Closed-form formulas typically arise when strong algebraic structure is present. Ramsey numbers, by contrast, are defined by extremal combinatorial behavior, the most adversarial way to avoid structure inside an enormous search space.
They are thresholds: the precise point at which avoidance becomes impossible.
Even for general $k$, we know only broad exponential bounds. Each exact value requires its own argument.
The Deeper Truth: Randomness Forces Order
Complete randomness is a mathematical impossibility.
No matter how chaotic you try to make a system, structure will emerge.
Ramsey theory makes this precise. It does not assume order. It proves that order is unavoidable once a system becomes large enough. You can color edges randomly. You can try to avoid patterns deliberately. You can design the most adversarial configuration imaginable. Eventually, the combinatorics overpower you.

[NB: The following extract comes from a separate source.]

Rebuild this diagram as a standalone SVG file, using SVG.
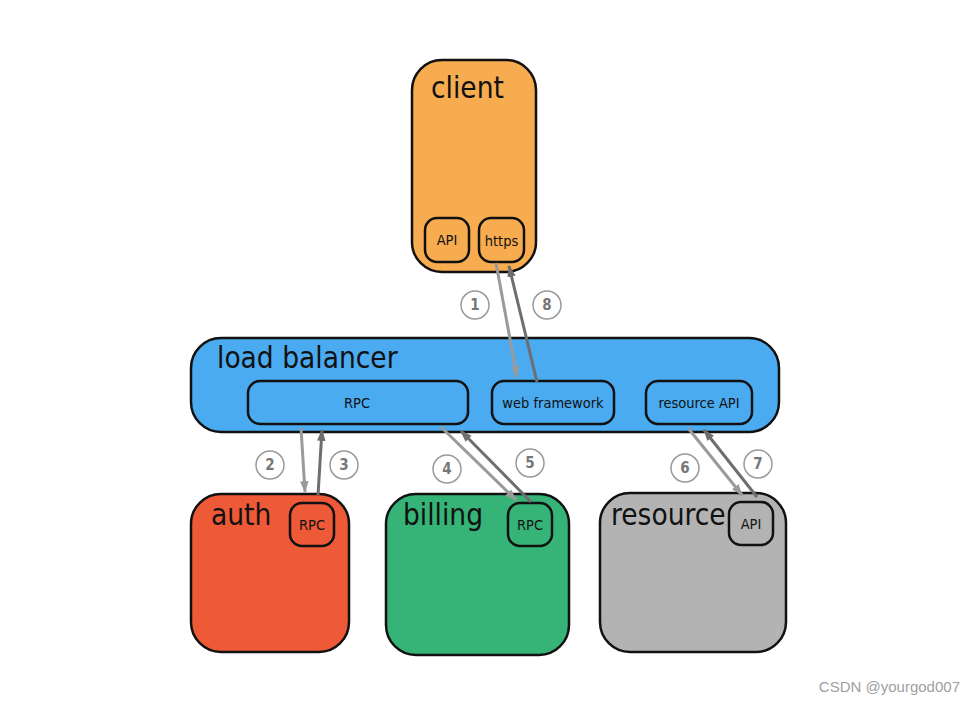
<svg xmlns="http://www.w3.org/2000/svg" width="975" height="705" viewBox="0 0 975 705">
<style>
.box{stroke:#111;stroke-width:2.5}
.sub{fill:none;stroke:#111;stroke-width:2.5}
.big{font-family:"DejaVu Sans Condensed","DejaVu Sans",sans-serif;font-size:29.5px;fill:#111}
.small{font-family:"DejaVu Sans Condensed","DejaVu Sans",sans-serif;font-size:14.5px;fill:#111;text-anchor:middle;dominant-baseline:central}
.a1{stroke:#9a9a9a;stroke-width:3;fill:none;marker-end:url(#mL)}
.a2{stroke:#6e6e6e;stroke-width:3;fill:none;marker-end:url(#mD)}
.num circle{fill:#fff;stroke:#9a9a9a;stroke-width:1.5}
.num text{font-family:"DejaVu Sans Condensed","DejaVu Sans",sans-serif;font-size:15px;font-weight:bold;fill:#777;text-anchor:middle;dominant-baseline:central}
</style>
<defs>
<marker id="mL" viewBox="0 0 10 10" refX="9" refY="5" markerWidth="4" markerHeight="4" orient="auto" markerUnits="strokeWidth"><path d="M0,1.5 L10,5 L0,8.5 z" fill="#9a9a9a"/></marker>
<marker id="mD" viewBox="0 0 10 10" refX="9" refY="5" markerWidth="4" markerHeight="4" orient="auto" markerUnits="strokeWidth"><path d="M0,1.5 L10,5 L0,8.5 z" fill="#6e6e6e"/></marker>
</defs>
<rect width="975" height="705" fill="#fff"/>
<g id="client">
<rect class="box" x="412" y="60" width="124" height="212" rx="30" fill="#f7ac4f"/>
<text class="big" x="431" y="98">client</text>
<rect class="sub" x="425" y="218" width="44" height="44" rx="12"/>
<text class="small" x="447" y="240">API</text>
<rect class="sub" x="479" y="218" width="45" height="44" rx="12"/>
<text class="small" x="501.5" y="241">https</text>
</g>
<g id="loadbalancer">
<rect class="box" x="191" y="338" width="588" height="94" rx="30" fill="#4aabf0"/>
<text class="big" x="217" y="368">load balancer</text>
<rect class="sub" x="248" y="381" width="220" height="43" rx="12"/>
<text class="small" x="357" y="403">RPC</text>
<rect class="sub" x="492" y="381" width="122" height="43" rx="12"/>
<text class="small" x="553" y="403">web framework</text>
<rect class="sub" x="646" y="381" width="106" height="43" rx="12"/>
<text class="small" x="699" y="403">resource API</text>
</g>
<g id="auth">
<rect class="box" x="191" y="494" width="158" height="158" rx="30" fill="#ee5a37"/>
<text class="big" x="211" y="525">auth</text>
<rect class="sub" x="290" y="503" width="44" height="43" rx="12"/>
<text class="small" x="312" y="525">RPC</text>
</g>
<g id="billing">
<rect class="box" x="386" y="494" width="183" height="161" rx="30" fill="#36b477"/>
<text class="big" x="403" y="525">billing</text>
<rect class="sub" x="508" y="503" width="44" height="43" rx="12"/>
<text class="small" x="530" y="525">RPC</text>
</g>
<g id="resource">
<rect class="box" x="600" y="493" width="186" height="159" rx="30" fill="#b3b3b3"/>
<text class="big" x="611" y="525">resource</text>
<rect class="sub" x="729" y="502" width="44" height="43" rx="12"/>
<text class="small" x="751" y="524">API</text>
</g>
<g id="connectors">
<line class="a1" x1="496" y1="263" x2="517" y2="377"/>
<line class="a2" x1="537" y1="382" x2="509" y2="266"/>
<line class="a1" x1="301" y1="428" x2="305" y2="492"/>
<line class="a2" x1="318" y1="495" x2="322" y2="430"/>
<line class="a1" x1="441" y1="427" x2="516" y2="500"/>
<line class="a2" x1="531" y1="502" x2="461" y2="431"/>
<line class="a1" x1="688" y1="428" x2="742" y2="495"/>
<line class="a2" x1="757" y1="497" x2="704" y2="430"/>
</g>
<g id="labels">
<g class="num"><circle cx="475" cy="305" r="14"/><text x="475" y="305">1</text></g>
<g class="num"><circle cx="547" cy="305" r="14"/><text x="547" y="305">8</text></g>
<g class="num"><circle cx="270" cy="465" r="14"/><text x="270" y="465">2</text></g>
<g class="num"><circle cx="344" cy="465" r="14"/><text x="344" y="465">3</text></g>
<g class="num"><circle cx="447" cy="469" r="14"/><text x="447" y="469">4</text></g>
<g class="num"><circle cx="530" cy="463" r="14"/><text x="530" y="463">5</text></g>
<g class="num"><circle cx="685" cy="468" r="14"/><text x="685" y="468">6</text></g>
<g class="num"><circle cx="758" cy="464" r="14"/><text x="758" y="464">7</text></g>
</g>
<text x="960" y="692" text-anchor="end" font-family="'Liberation Sans',sans-serif" font-size="15" fill="#a0a0a0">CSDN @yourgod007</text>
</svg>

This is not about probability. It is not about “likely.” It is about inevitability. Beyond a certain threshold, disorder cannot sustain itself.
In sufficiently large systems, patterns are forced. Structure is not an accident. It is a consequence of scale.
And that is the quiet power of Ramsey theory: chaos has limits.
Why This Problem Is Beautiful
This problem is beautiful precisely because it's so simple to state and so impossible to solve.
It seems almost disarmingly simple. But it hides astronomical combinatorics and computational complexity.
And still, we don't know whether the answer is 43, 44, 45, or 46.
The search continues. The mystery persists. And somewhere between 43 and 46, mathematics is waiting.